Free speech has been a hot-button issue at universities across the nation this year, and Penn is no exception. From the widespread campus backlash to Penn Law professor Amy Wax's controversial op-ed, to protests against anti-abortion groups campaigning on College Green, students have had much to discuss about free speech at Penn. And at the center of that conversation is perhaps none other than Penn's chapter of the Federalist Society.
This semester alone, the group has raised eyebrows by organizing speaker events for several controversial figures including Heather Mac Donald, an outspoken critic of the Black Lives Matter movement, as well as professor Wax. At both events, large groups of students protested or otherwise indicated their disagreement with the speaker.
But despite the attention that its events have drawn, little is known about the Federalist Society itself.
In 1982, law students at Yale University founded the group to promote conservative legal ideas on campus. As students set up chapters at various universities across the nation, the group created its headquarters in Washington, D.C., where it's stayed ever since.
Roughly 25 years after its inception, the Federalist Society is now a national organization that holds a large amount of sway in the process of appointing conservative lawyers to high-profile political positions. The Federalist Society advocates for individual freedoms and traditional values in all dimensions of the legal arena.
1987 Penn Law graduate Kimberly Crockett co-founded the society's chapter at Penn in 1984. Crockett said she established the group the summer before her first year at Penn Law after noticing an absence of conservative legal groups on campus.
Third-year Penn Law student Paul Cozzi, the current president of the Penn Federalist Society, declined to comment.
During Crockett's tenure as chapter president, she oversaw various debates and even facilitated a mock election between then-sitting President Ronald Reagan and Democratic opponent Walter Mondale. Within Penn Law, Mondale won.
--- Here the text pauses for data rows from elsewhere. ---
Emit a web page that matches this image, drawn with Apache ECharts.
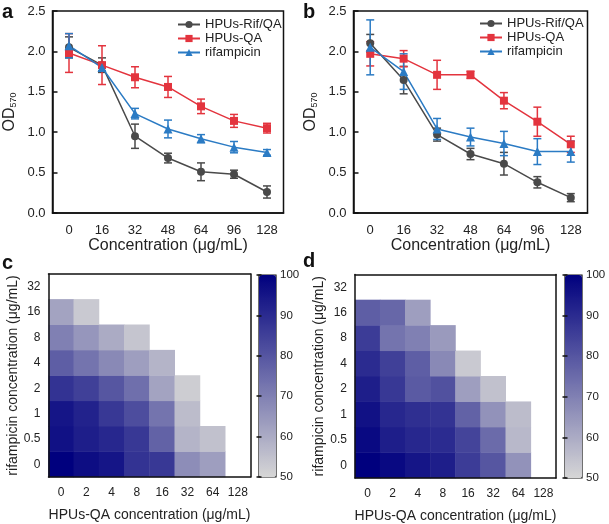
<!DOCTYPE html>
<html><head><meta charset="utf-8">
<script src="https://cdn.jsdelivr.net/npm/echarts@6/dist/echarts.min.js"></script>
<style>html,body{margin:0;padding:0;background:#fff}#c{width:609px;height:524px}</style>
</head><body><div id="c"></div><script>
// ---- Data ----
const concentrations = ['0','16','32','48','64','96','128'];
const seriesNames = ['HPUs-Rif/QA','HPUs-QA','rifampicin'];
// panel a
const aRifQA    = [2.05,1.83,0.95,0.68,0.51,0.48,0.26];
const aRifQAErr = [0.13,0.09,0.15,0.06,0.11,0.05,0.075];
const aQA       = [1.98,1.83,1.68,1.56,1.32,1.14,1.05];
const aQAErr    = [0.24,0.24,0.13,0.13,0.09,0.08,0.06];
const aRif      = [2.07,1.80,1.23,1.04,0.92,0.815,0.75];
const aRifErr   = [0.15,0.04,0.065,0.11,0.05,0.07,0.035];
// panel b
const bRifQA    = [2.10,1.645,0.97,0.73,0.61,0.38,0.19];
const bRifQAErr = [0.11,0.17,0.08,0.07,0.14,0.07,0.05];
const bQA       = [1.97,1.91,1.71,1.71,1.39,1.13,0.85];
const bQAErr    = [0.15,0.10,0.18,0.045,0.10,0.18,0.10];
const bRif      = [2.05,1.75,1.04,0.94,0.86,0.76,0.76];
const bRifErr   = [0.34,0.22,0.13,0.11,0.15,0.16,0.13];
// heatmaps (rows: rifampicin conc., columns: HPUs-QA conc.)
const hpusQA = ['0','2','4','8','16','32','64','128'];
const rifConc = ['0','0.5','1','2','4','8','16','32'];
const cMatrix = [
  [100,97,95,88,87,67,63,null],
  [96,93,91,87,77,58,55,null],
  [95,92,87,82,73,56,null,null],
  [88,85,80,74,62,52,null,null],
  [78,73,68,63,58,null,null,null],
  [70,65,60,54,null,null,null,null],
  [62,53,null,null,null,null,null,null],
  [null,null,null,null,null,null,null,null]
];
const dMatrix = [
  [100,98,95,93,86,80,66,null],
  [98,93,91,90,84,75,57,null],
  [96,91,89,88,77,66,56,null],
  [93,87,79,81,63,55,null,null],
  [90,85,78,68,53,null,null,null],
  [86,73,70,64,null,null,null,null],
  [78,76,63,null,null,null,null,null],
  [null,null,null,null,null,null,null,null]
];
const colorbarTicks = [50,60,70,80,90,100];

// ---- Styles ----
const FONT = 'Liberation Sans, Arial, sans-serif';
const colors = ['#4a4a4a','#e3343e','#2b7bc4'];
const symbols = ['circle','rect','triangle'];
const symbolSizes = [8,8,9];
const cmap = ['#d6d6d6','#00007e'];

function toHeat(m){
  const out=[];
  m.forEach((row,yi)=>row.forEach((v,xi)=>{ if(v!==null) out.push([xi,yi,v]); }));
  return out;
}
function errData(vals,errs){ return vals.map((v,i)=>[i,v,errs[i]]); }
function errRender(color){
  return function(params, api){
    const x=api.value(0), v=api.value(1), e=api.value(2);
    const hi=api.coord([x,v+e]), lo=api.coord([x,v-e]);
    const hw=4;
    const st={stroke:color,lineWidth:1.5};
    return {type:'group',children:[
      {type:'line',shape:{x1:hi[0],y1:hi[1],x2:lo[0],y2:lo[1]},style:st},
      {type:'line',shape:{x1:hi[0]-hw,y1:hi[1],x2:hi[0]+hw,y2:hi[1]},style:st},
      {type:'line',shape:{x1:lo[0]-hw,y1:lo[1],x2:lo[0]+hw,y2:lo[1]},style:st}
    ]};
  };
}

const grids = [
  {left:52.5,top:11,width:231,height:202},
  {left:353.5,top:11,width:234,height:202},
  {left:48.5,top:274,width:202,height:203},
  {left:355,top:274.5,width:201,height:203.5},
  {left:259,top:275,width:17,height:202},
  {left:565,top:275,width:17,height:203}
].map(g=>Object.assign({containLabel:false},g));
grids[0].show=true; grids[0].borderColor='#111'; grids[0].borderWidth=1.5;
grids[1].show=true; grids[1].borderColor='#111'; grids[1].borderWidth=1.5;
grids[4].show=true; grids[4].borderColor='#111'; grids[4].borderWidth=1.2;
grids[5].show=true; grids[5].borderColor='#111'; grids[5].borderWidth=1.2;

const axisLine = {show:true,lineStyle:{color:'#111',width:1.5}};
const xAxes=[], yAxes=[];
[0,1].forEach(g=>{
  xAxes.push({gridIndex:g,type:'category',data:concentrations,boundaryGap:true,
    axisLine:axisLine,axisTick:{inside:true,alignWithLabel:true,length:5,lineStyle:{color:'#111',width:1.5}},
    axisLabel:{fontSize:13,color:'#222',margin:11,fontFamily:FONT,interval:0},
    name:'Concentration (μg/mL)',nameLocation:'middle',nameGap:25,
    nameTextStyle:{fontSize:16,color:'#222',fontFamily:FONT}});
  yAxes.push({gridIndex:g,type:'value',min:0,max:2.5,interval:0.5,
    axisLine:axisLine,axisTick:{show:true,inside:true,length:5,lineStyle:{color:'#111',width:1.5}},
    splitLine:{show:false},
    axisLabel:{fontSize:13,color:'#222',margin:7,fontFamily:FONT,formatter:v=>v.toFixed(1)},
    name:'OD{sub|570}',nameLocation:'middle',nameGap:34,
    nameTextStyle:{fontSize:16,color:'#222',fontFamily:FONT,
      rich:{sub:{fontSize:9,color:'#222',verticalAlign:'bottom',padding:[8,0,0,0],fontFamily:FONT}}}});
});
[2,3].forEach(g=>{
  xAxes.push({gridIndex:g,type:'category',data:hpusQA,boundaryGap:true,z:10,
    axisLine:axisLine,axisTick:{inside:false,alignWithLabel:true,interval:0,length:5,lineStyle:{color:'#111',width:1.5}},
    axisLabel:{fontSize:12,color:'#222',margin:10,fontFamily:FONT,interval:0},
    name:'HPUs-QA concentration (μg/mL)',nameLocation:'middle',nameGap:31,
    nameTextStyle:{fontSize:14,color:'#222',fontFamily:FONT}});
  yAxes.push({gridIndex:g,type:'category',data:rifConc,boundaryGap:true,z:10,
    axisLine:axisLine,axisTick:{inside:false,alignWithLabel:true,interval:0,length:5,lineStyle:{color:'#111',width:1.5}},
    axisLabel:{fontSize:12,color:'#222',margin:8,fontFamily:FONT,interval:0},
    name:'rifampicin concentration (μg/mL)',nameLocation:'middle',nameGap:28,
    nameTextStyle:{fontSize:14,color:'#222',fontFamily:FONT}});
});
// colorbar axes
[4,5].forEach(g=>{
  xAxes.push({gridIndex:g,type:'value',min:0,max:1,show:false});
  yAxes.push({gridIndex:g,type:'value',min:50,max:100,interval:10,position:'right',z:10,
    axisLine:{show:false},axisTick:{show:true,inside:true,length:2.5,lineStyle:{color:'#111',width:1.5}},
    splitLine:{show:false},
    axisLabel:{fontSize:11.5,color:'#222',margin:4,fontFamily:FONT,
      formatter:v=>colorbarTicks.includes(v)?String(v):''}});
});
// frame axes for heatmaps (top/right borders) and colorbar left ticks
[2,3].forEach(g=>{
  xAxes.push({gridIndex:g,type:'category',data:hpusQA,position:'top',z:10,
    axisLine:axisLine,axisTick:{show:false},axisLabel:{show:false}});
  yAxes.push({gridIndex:g,type:'category',data:rifConc,position:'right',z:10,
    axisLine:axisLine,axisTick:{show:false},axisLabel:{show:false}});
});
[4,5].forEach(g=>{
  yAxes.push({gridIndex:g,type:'value',min:50,max:100,interval:10,position:'left',z:10,
    axisLine:{show:false},axisTick:{show:true,inside:true,length:2.5,lineStyle:{color:'#111',width:1.5}},
    splitLine:{show:false},axisLabel:{show:false}});
});

const series=[];
const panels=[[aRifQA,aQA,aRif],[bRifQA,bQA,bRif]];
const panelErr=[[aRifQAErr,aQAErr,aRifErr],[bRifQAErr,bQAErr,bRifErr]];
[0,1].forEach(g=>{
  panels[g].forEach((vals,k)=>{
    series.push({type:'custom',xAxisIndex:g,yAxisIndex:g,renderItem:errRender(colors[k]),
      data:errData(vals,panelErr[g][k]),encode:{x:0,y:1},z:3,silent:true});
  });
  panels[g].forEach((vals,k)=>{
    series.push({type:'line',name:seriesNames[k],xAxisIndex:g,yAxisIndex:g,data:vals,
      symbol:symbols[k],symbolSize:symbolSizes[k],showAllSymbol:true,
      lineStyle:{color:colors[k],width:1.5},itemStyle:{color:colors[k]},z:4,
      emphasis:{disabled:true}});
  });
});
const heatIdxC = series.length;
series.push({type:'heatmap',xAxisIndex:2,yAxisIndex:2,data:toHeat(cMatrix),z:2,emphasis:{disabled:true}});
const heatIdxD = series.length;
series.push({type:'heatmap',xAxisIndex:3,yAxisIndex:3,data:toHeat(dMatrix),z:2,emphasis:{disabled:true}});

const option={
  animation:false,
  textStyle:{fontFamily:FONT},
  grid:grids,
  xAxis:xAxes,
  yAxis:yAxes,
  legend:[
    {data:seriesNames,left:177,top:18,orient:'vertical',itemWidth:22,itemHeight:9,itemGap:1,
     textStyle:{fontSize:13,color:'#222',fontFamily:FONT},padding:0},
    {data:seriesNames,left:479,top:17,orient:'vertical',itemWidth:22,itemHeight:9,itemGap:1,
     textStyle:{fontSize:13,color:'#222',fontFamily:FONT},padding:0}
  ],
  visualMap:[
    {type:'continuous',seriesIndex:heatIdxC,dimension:2,min:50,max:100,calculable:false,
     inRange:{color:cmap},left:259,top:275,itemWidth:17,itemHeight:202,padding:0,text:null,
     showLabel:false,hoverLink:false},
    {type:'continuous',seriesIndex:heatIdxD,dimension:2,min:50,max:100,calculable:false,
     inRange:{color:cmap},left:565,top:275,itemWidth:17,itemHeight:203,padding:0,text:null,
     showLabel:false,hoverLink:false}
  ],
  graphic:[
    {type:'text',left:2,top:2,style:{text:'a',font:'bold 20px '+FONT,fill:'#111'}},
    {type:'text',left:303,top:2,style:{text:'b',font:'bold 20px '+FONT,fill:'#111'}},
    {type:'text',left:2,top:253,style:{text:'c',font:'bold 20px '+FONT,fill:'#111'}},
    {type:'text',left:303,top:251,style:{text:'d',font:'bold 20px '+FONT,fill:'#111'}}
  ],
  series:series
};
const chart=echarts.init(document.getElementById('c'),null,{renderer:'canvas'});
chart.setOption(option);
</script></body></html>
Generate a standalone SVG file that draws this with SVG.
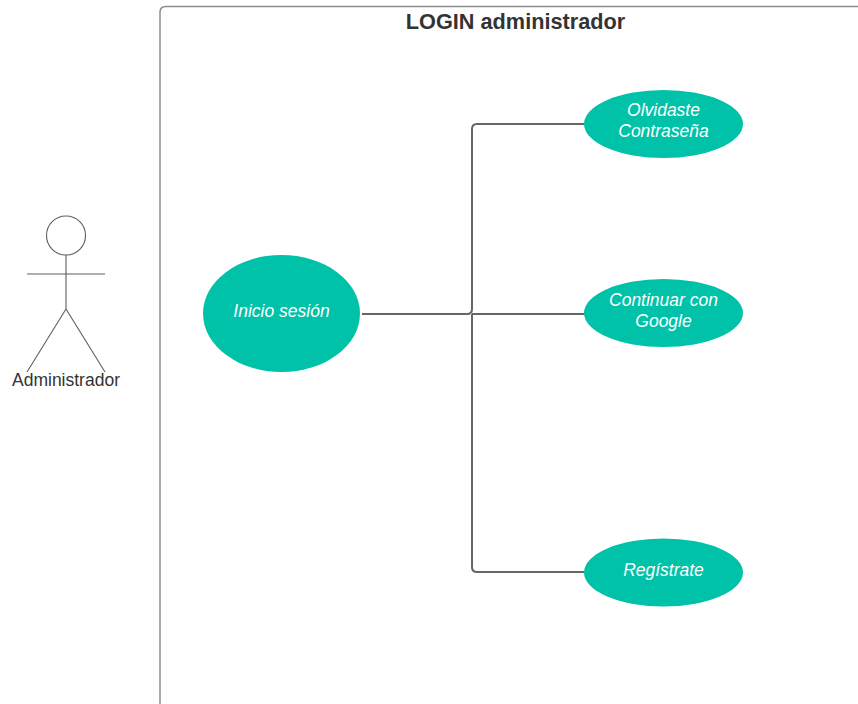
<svg xmlns="http://www.w3.org/2000/svg" width="858" height="704" viewBox="0 0 858 704">
<style>
text{font-family:"Liberation Sans",Arial,sans-serif;text-anchor:middle}
.uc{fill:#00c2a8}
.uct{fill:#fff;font-style:italic;font-size:17.500px}
.conn{fill:none;stroke:#666;stroke-width:2}
.act{fill:none;stroke:#5e5e5e;stroke-width:1.100}
</style>
<rect width="858" height="704" fill="#fff"/>
<g id="boundary">
<path d="M160 704V12Q160 6.500 166 6.500H858" fill="none" stroke="#8c8c8c" stroke-width="1.500"/>
<text x="515.500" y="29" font-size="21.700" font-weight="700" fill="#333">LOGIN administrador</text>
</g>
<g id="connectors">
<path class="conn" d="M362 314H467Q472 314 472 309V129Q472 124 477 124H585"/>
<path class="conn" d="M472 314H585"/>
<path class="conn" d="M472 314V567Q472 572 477 572H585"/>
</g>
<g id="actor">
<circle class="act" cx="66" cy="235.500" r="19.500"/>
<path class="act" d="M66 255V309M27 274H105M27 372L66 309L105 372"/>
<text x="66" y="386" font-size="17.500" fill="#333">Administrador</text>
</g>
<g id="inicio">
<ellipse class="uc" cx="281.500" cy="313.500" rx="78.500" ry="58.500"/>
<text class="uct" x="281.500" y="316.500">Inicio sesión</text>
</g>
<g id="olvidaste">
<ellipse class="uc" cx="663.500" cy="124" rx="79.500" ry="34"/>
<text class="uct" x="663.500" y="116">Olvidaste</text>
<text class="uct" x="663.500" y="137">Contraseña</text>
</g>
<g id="continuar">
<ellipse class="uc" cx="663.500" cy="313" rx="79.500" ry="34"/>
<text class="uct" x="663.500" y="305.500">Continuar con</text>
<text class="uct" x="663.500" y="326.500">Google</text>
</g>
<g id="registrate">
<ellipse class="uc" cx="663.500" cy="572.500" rx="79.500" ry="34"/>
<text class="uct" x="663.500" y="575.500">Regístrate</text>
</g>
</svg>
“I would say that most law schools exist in a kind of doctrinaire leftist bubble," said Lee Whitesell, a 2014 Penn Law graduate, who served as the president of the Penn Federalist Society from 2013 to 2014. "It’s not like law students come to these events and change their minds and aren’t leftists anymore, but the Federalist Society presents these arguments and debates.”
In the ensuing years, Penn’s chapter hosted numerous speakers in open events to debate conservative and libertarian interpretations of the law.
In the 1990s, Penn Federalist Society hosted Thomas Fleming, a conservative writer who compared previous U.S. presidents Theodore Roosevelt and Woodrow Wilson to Adolf Hitler. The group also hosted figures such as former U.S. Ambassador to the United Nations John Bolton and Karl Rove, who was George W. Bush's former deputy chief of staff.
“I don’t go to that many events, but I like that they present an interesting a balanced view of things and we have good debates and discussion,” said Blaise Warren, 2017 Wharton MBA graduate, who was a member of the Federalist Society at Penn and at Harvard Law School, where he first joined the group in 2005.
"I think that [College Republicans members] are the more pro-business conservatives, and they are on the constitutional conservatism side," College Republicans Political Director and Wharton junior Owen O'Hare said of Penn Federalist Society. "Ted Cruz and that side," he said.
In recent months, the group has continued to host controversial speakers, including Mac Donald and Wax, who argued in an op-ed this summer for the return of bourgeois culture and claimed Anglo-Protestant cultural norms are superior to others.
The Federalist Society garnered national mainstream media attention in 2007, when officials in the U.S. Department of Justice were criticized for giving special consideration to conservative applicants associated with the group.
The group’s national Executive Vice President, Leonard Leo, has played a significant role in forming the short list of those to be considered for appointment to the U.S. Supreme Court – Associate Justice Neil Gorsuch being the most recent.
In a June 2016 interview with Breitbart News radio, President Trump said, “We’re going to have great judges, conservative, all picked by the Federalist Society.”
“I think the media tend to think of The Federalist Society as an ordinary interest group. They see it in terms of its engagement on the very highest profile political battles, like the choice of federal judges,” said Steven Teles, a professor of political science at Johns Hopkins University and the author of “The Rise of the Conservative Legal Movement."
“But that this is a very, very small part of what the organization actually does, what people there spend their time on, what the organization's funding goes into,” he said.
The group also recruits law students and practicing attorneys who can participate in the movement.
“I think [the society] changed Penn,” Crockett said. “I think you will find real evidence that people will be having a much more robust conversation than they would have if we had not come into being.”